Nisa, pemandu program ramah anak Kinderflix, tengah kebanjiran komentar tak senonoh di platform media sosial belakangan ini. Membawakan konten edukasi dengan pakaian tertutup, Nisa adalah bukti bahwa hingga detik ini, perempuan masih belum bebas dari belenggu objektifikasi terlepas sebesar apapun usaha perempuan untuk menutup aurat.
Retorika.id- Belakangan ini, media sosial sedang panas membahas komentar tak senonoh yang ditujukan pada Nisa, pemandu acara edukasi ramah anak Kinderflix. Kasus ini memantik amarah publik lantaran berbagai komentar itu ditujukan pada sosok yang sangat jelas sedang membawakan konten edukasi—konten yang bebas dari indikasi pornografi. Tidak hanya itu, Nisa juga berpakaian sesuai dengan aturan agama ketika memandu acara, pakaian tertutup.
Meski begitu, video cuplikan Kinderflix di media sosial terus dibanjiri komentar yang senada dengan “akhir2 ini tisu abis terus”, “pengen
crt sama kak nisa”, dan “idaman anak balita umur 21-24 tahun”. Bahkan, Nisa pun mengaku bahwa ia sempat terpuruk membaca tanggapan ofensif tersebut.
Fenomena ini lantas membangkitkan kembali pertanyaan lama yang sepertinya tidak akan terjawab selagi manusia berotak kotor masih ada di dunia ini; mau sampai kapan terus menerus objektifikasi perempuan?
Mau sampai kapan terus menerus menjadikan perempuan sebagai objek pemuas nafsu semata?

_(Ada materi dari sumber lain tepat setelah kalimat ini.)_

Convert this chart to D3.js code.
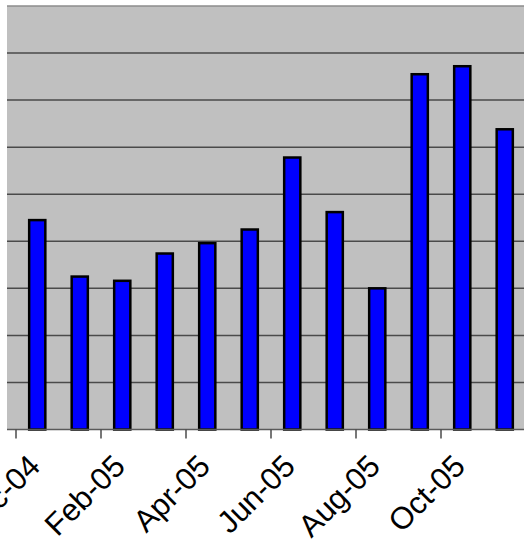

Mau sampai kapan terus menerus memperlakukan perempuan seolah mereka tidak punya martabat dan harga diri? Mau sampai kapan perempuan dianggap layaknya bukan manusia?
Tidak ada argumen tandingan atau sanggahan yang pas untuk pertanyaan retoris di atas. Sampai perempuan berpakaian tertutup? Survei dari Koalisi Ruang Publik Aman (2019) juga membuktikan bahwa mayoritas dari korban pelecehan seksual memakai baju longgar, celana panjang, dan seragam sekolah (seragam sekolah!) ketika pelecehan terjadi. Sampai perempuan bertindak sopan dan sepantasnya? Nisa hanya membawakan konten edukasi untuk anak-anak, nir-pornografi. Sarat ajaran agama, pula. Tetapi, tetap dilecehkan.
Lucunya, masih banyak pihak yang merasa bahwa “sekadar berkomentar” tidak termasuk kategori pelecehan seksual. Masih banyak pula yang merasa bahwa komentar yang mereka tulis adalah “hal biasa” sehingga setiap orang yang terusik perlu “santai” dan “tidak menganggap ini hal serius”. Seakan-akan menghina dan melabeli perempuan sebagai penuntas hasrat seksual belaka adalah hal yang tidak perlu dipermasalahkan.
Miris rasanya melihat kejadian seperti ini masih banyak dinormalisasi, bahkan setelah bertahun-tahun advokasi dan edukasi mengenai pelecehan seksual dilakukan. Jadi, mau sampai kapan?